■ DO THIS:
Quote only the span from the first line of the entries to the line containing "const axisY = y(0);", both ends kept. Leave every picture out.

■ MATERIAL FOR THIS TASK:
•••

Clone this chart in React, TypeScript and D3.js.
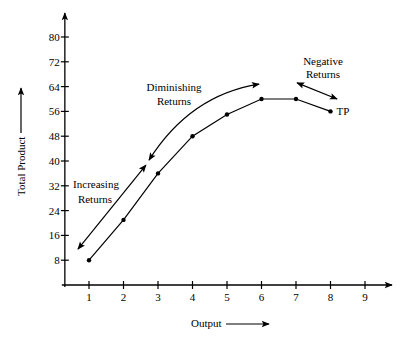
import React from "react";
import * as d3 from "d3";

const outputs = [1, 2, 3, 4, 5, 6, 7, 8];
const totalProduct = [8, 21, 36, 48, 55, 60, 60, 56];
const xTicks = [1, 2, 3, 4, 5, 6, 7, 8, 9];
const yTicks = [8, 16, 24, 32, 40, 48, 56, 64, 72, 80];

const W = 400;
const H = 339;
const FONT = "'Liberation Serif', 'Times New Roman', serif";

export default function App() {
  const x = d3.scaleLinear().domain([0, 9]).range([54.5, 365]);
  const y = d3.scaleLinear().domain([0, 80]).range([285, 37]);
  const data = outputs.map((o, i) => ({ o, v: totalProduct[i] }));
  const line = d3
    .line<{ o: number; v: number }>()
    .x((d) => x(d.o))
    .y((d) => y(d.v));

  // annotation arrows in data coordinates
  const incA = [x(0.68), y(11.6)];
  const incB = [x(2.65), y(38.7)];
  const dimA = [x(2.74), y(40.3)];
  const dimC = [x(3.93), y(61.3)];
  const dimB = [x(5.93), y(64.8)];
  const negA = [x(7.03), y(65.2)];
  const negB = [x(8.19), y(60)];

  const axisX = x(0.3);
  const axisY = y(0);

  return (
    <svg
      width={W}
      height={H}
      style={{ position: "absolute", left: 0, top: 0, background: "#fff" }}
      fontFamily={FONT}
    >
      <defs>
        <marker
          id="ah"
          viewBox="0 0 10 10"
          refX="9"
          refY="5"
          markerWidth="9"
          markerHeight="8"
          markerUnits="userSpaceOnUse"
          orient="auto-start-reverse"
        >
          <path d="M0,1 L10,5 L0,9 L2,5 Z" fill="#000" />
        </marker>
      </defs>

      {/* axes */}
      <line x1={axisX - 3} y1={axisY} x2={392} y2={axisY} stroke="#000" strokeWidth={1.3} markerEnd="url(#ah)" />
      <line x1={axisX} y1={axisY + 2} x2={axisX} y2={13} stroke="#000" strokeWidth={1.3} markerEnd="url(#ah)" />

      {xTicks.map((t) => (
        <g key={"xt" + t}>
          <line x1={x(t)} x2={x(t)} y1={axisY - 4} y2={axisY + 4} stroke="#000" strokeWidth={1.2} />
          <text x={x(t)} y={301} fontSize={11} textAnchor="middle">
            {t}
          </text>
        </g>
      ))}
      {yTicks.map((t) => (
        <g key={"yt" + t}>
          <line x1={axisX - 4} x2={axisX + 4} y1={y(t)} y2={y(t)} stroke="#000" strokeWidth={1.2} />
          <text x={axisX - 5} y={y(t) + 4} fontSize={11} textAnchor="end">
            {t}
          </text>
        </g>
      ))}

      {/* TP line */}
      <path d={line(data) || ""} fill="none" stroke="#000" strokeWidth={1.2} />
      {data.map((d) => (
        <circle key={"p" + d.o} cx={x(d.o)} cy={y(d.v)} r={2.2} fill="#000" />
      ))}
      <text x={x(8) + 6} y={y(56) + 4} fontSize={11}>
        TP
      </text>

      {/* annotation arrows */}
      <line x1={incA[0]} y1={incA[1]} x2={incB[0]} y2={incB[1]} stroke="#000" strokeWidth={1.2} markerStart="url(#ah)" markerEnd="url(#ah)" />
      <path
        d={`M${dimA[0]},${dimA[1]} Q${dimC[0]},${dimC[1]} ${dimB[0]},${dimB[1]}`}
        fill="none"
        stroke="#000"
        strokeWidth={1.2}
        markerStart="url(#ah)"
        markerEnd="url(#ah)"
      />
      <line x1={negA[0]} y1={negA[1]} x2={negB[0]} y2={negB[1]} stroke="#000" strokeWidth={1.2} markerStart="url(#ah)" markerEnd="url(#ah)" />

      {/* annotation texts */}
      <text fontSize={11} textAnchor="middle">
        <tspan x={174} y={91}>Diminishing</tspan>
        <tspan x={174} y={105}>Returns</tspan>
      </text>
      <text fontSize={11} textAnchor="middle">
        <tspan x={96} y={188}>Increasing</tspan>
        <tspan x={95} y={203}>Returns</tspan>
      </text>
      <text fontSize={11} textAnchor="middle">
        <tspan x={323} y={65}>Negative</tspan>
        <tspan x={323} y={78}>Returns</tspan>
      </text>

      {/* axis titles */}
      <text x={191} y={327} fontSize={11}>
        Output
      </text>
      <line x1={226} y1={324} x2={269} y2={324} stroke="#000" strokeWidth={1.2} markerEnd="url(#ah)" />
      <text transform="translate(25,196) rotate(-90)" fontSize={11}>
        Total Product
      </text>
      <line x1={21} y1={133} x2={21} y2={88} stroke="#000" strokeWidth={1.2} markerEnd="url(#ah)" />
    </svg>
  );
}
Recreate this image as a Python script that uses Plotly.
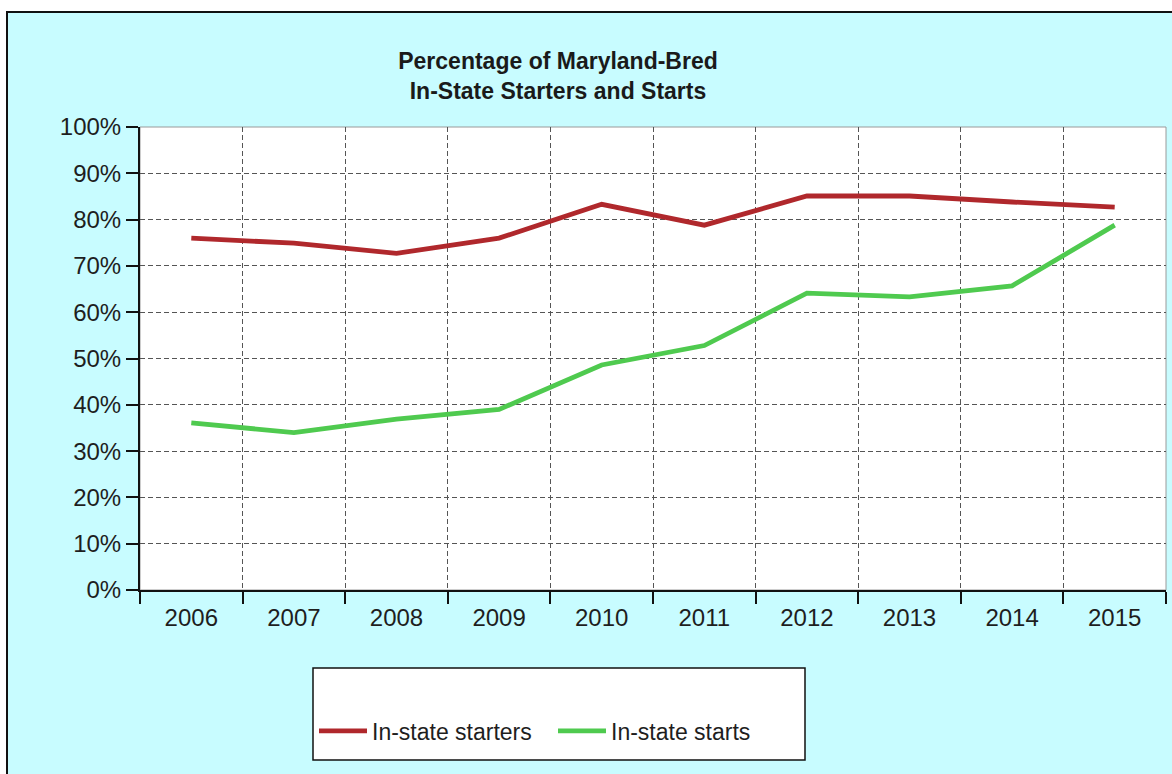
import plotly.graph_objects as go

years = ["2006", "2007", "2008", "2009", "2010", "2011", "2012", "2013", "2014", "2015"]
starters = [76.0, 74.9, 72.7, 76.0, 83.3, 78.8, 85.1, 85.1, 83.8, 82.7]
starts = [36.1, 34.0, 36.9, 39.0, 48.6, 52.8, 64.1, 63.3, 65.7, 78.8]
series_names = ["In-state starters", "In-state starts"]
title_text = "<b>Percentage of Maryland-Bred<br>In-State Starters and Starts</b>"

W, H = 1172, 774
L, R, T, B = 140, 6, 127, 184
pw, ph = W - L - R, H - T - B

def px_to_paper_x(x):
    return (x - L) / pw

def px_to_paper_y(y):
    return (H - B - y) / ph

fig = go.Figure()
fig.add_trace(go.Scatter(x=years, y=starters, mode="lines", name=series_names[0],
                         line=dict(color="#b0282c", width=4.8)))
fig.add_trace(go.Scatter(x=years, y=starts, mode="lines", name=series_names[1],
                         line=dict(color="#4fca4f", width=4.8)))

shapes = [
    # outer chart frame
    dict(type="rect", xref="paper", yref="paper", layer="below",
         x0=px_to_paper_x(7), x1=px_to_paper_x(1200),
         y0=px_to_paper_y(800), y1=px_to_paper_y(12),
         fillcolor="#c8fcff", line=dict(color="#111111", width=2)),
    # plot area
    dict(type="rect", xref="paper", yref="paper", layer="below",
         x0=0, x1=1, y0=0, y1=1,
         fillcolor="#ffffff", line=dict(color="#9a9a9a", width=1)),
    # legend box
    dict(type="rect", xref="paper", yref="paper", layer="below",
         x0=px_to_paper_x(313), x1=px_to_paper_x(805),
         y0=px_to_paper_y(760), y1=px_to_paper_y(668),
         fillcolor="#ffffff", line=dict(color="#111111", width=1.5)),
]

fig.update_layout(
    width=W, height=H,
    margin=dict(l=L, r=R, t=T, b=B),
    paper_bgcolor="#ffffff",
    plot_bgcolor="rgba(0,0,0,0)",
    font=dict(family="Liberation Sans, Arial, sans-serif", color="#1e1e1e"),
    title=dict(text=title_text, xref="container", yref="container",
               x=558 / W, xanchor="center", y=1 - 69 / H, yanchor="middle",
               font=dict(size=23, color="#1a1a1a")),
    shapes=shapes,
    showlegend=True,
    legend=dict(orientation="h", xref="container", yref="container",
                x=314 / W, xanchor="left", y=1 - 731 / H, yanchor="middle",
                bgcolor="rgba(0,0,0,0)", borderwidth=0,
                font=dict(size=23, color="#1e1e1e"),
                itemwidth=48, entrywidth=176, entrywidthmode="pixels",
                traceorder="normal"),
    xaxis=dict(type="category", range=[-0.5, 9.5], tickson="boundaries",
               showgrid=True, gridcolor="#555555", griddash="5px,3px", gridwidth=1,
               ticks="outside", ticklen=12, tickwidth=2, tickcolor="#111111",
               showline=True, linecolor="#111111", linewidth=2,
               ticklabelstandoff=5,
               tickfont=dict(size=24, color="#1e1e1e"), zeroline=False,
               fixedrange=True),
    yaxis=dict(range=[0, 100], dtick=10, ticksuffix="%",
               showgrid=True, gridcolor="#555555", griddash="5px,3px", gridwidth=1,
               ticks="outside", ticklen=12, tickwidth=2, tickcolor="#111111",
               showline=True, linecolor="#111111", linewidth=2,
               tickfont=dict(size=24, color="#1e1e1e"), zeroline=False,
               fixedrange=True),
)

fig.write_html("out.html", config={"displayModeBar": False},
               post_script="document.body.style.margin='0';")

•••

■ SOLUTION FOR THIS TASK:
Clone this chart in React, TypeScript and D3.js.
import React from "react";
import * as d3 from "d3";

const outputs = [1, 2, 3, 4, 5, 6, 7, 8];
const totalProduct = [8, 21, 36, 48, 55, 60, 60, 56];
const xTicks = [1, 2, 3, 4, 5, 6, 7, 8, 9];
const yTicks = [8, 16, 24, 32, 40, 48, 56, 64, 72, 80];

const W = 400;
const H = 339;
const FONT = "'Liberation Serif', 'Times New Roman', serif";

export default function App() {
  const x = d3.scaleLinear().domain([0, 9]).range([54.5, 365]);
  const y = d3.scaleLinear().domain([0, 80]).range([285, 37]);
  const data = outputs.map((o, i) => ({ o, v: totalProduct[i] }));
  const line = d3
    .line<{ o: number; v: number }>()
    .x((d) => x(d.o))
    .y((d) => y(d.v));

  // annotation arrows in data coordinates
  const incA = [x(0.68), y(11.6)];
  const incB = [x(2.65), y(38.7)];
  const dimA = [x(2.74), y(40.3)];
  const dimC = [x(3.93), y(61.3)];
  const dimB = [x(5.93), y(64.8)];
  const negA = [x(7.03), y(65.2)];
  const negB = [x(8.19), y(60)];

  const axisX = x(0.3);
  const axisY = y(0);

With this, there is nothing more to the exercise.